Sunday, September 16, 2012

Competition Vs. Non-Competition: You Decide Who Wins!

One unhappy participant 
When I first started teaching elementary school in Korea, other teachers would tell me how much the kids liked to compete. Competition sounded like the ESL, elementary school teacher's holy grail-- a way to get the students excited, on task, and behaving. So we played games for a bit; however, I found not all was well in the land of competition. For all those students that got energized by the competition, I also encountered students that became frustrated or just apathetic. After a game of telephone, I had half of a third grade class crying because they had lost. It was then that I took the sage advice of those before me and gave it a second thought.

That didn't mean than I got rid of games. I love the way games coax and trick us into learning; however, I stopped playing up the extreme competition, winner take all, aspect of games. I also stopped pitting group against group. I changed the games to be individual against other individuals with board or card games. There was nothing more on the line than just finishing the game. I also turned to game-like activities. "Draw the Monster" is probably my most successful lesson plan and activity with elementary school students.

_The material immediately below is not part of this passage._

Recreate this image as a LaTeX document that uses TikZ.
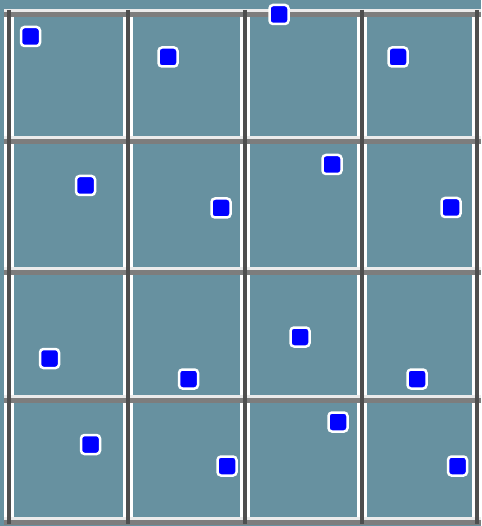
\documentclass[tikz,border=0pt]{standalone}
\definecolor{cellteal}{RGB}{103,145,160}
\definecolor{linedark}{RGB}{78,78,78}
\definecolor{linegrey}{RGB}{125,125,125}
\definecolor{linelight}{RGB}{235,235,235}
\begin{document}
\begin{tikzpicture}[x=1pt,y=-1pt,
  dot/.style={draw=white,fill=blue,line width=2.5pt,rounded corners=3.5pt,minimum size=19pt,inner sep=0pt}]
\fill[cellteal] (0,0) rectangle (481,526);
\useasboundingbox (0,0) rectangle (481,526);
\foreach \x in {9,128,245,362,477}
  \draw[white,line width=10pt] (\x,10) -- (\x,524);
\foreach \y in {13,140,271,399,521} {
  \draw[linelight,line width=3pt] (4,\y-2.5) -- (481,\y-2.5);
  \draw[linegrey,line width=5pt] (4,\y+1.5) -- (481,\y+1.5);
}
\foreach \x in {9,128,245,362,477}
  \draw[linedark,line width=4pt] (\x,10) -- (\x,524);
\node[dot] (d11) at (30.5,36.5) {};
\node[dot] (d12) at (168,57) {};
\node[dot] (d13) at (279,14.5) {};
\node[dot] (d14) at (398,57) {};
\node[dot] (d21) at (85.5,185.5) {};
\node[dot] (d22) at (221,208) {};
\node[dot] (d23) at (332,164.5) {};
\node[dot] (d24) at (451,207.5) {};
\node[dot] (d31) at (49.5,358.5) {};
\node[dot] (d32) at (188.5,379) {};
\node[dot] (d33) at (300,337) {};
\node[dot] (d34) at (417,379) {};
\node[dot] (d41) at (90.5,444.5) {};
\node[dot] (d42) at (227,466) {};
\node[dot] (d43) at (338,422) {};
\node[dot] (d44) at (457.5,466) {};
\end{tikzpicture}
\end{document}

It can be downloaded on the Resource page on my site: Active ESL. In this activity, there's dice, there's surprise and chance, there's sharing and communicating, but there's no competition and the children love it.
A proud student with his creation

I find that younger children can take competition too seriously and older kids (6th grade and up) can easily dismiss it. Everyone has their own teaching style and will have different results; however, I've found competition to be a mixed bag.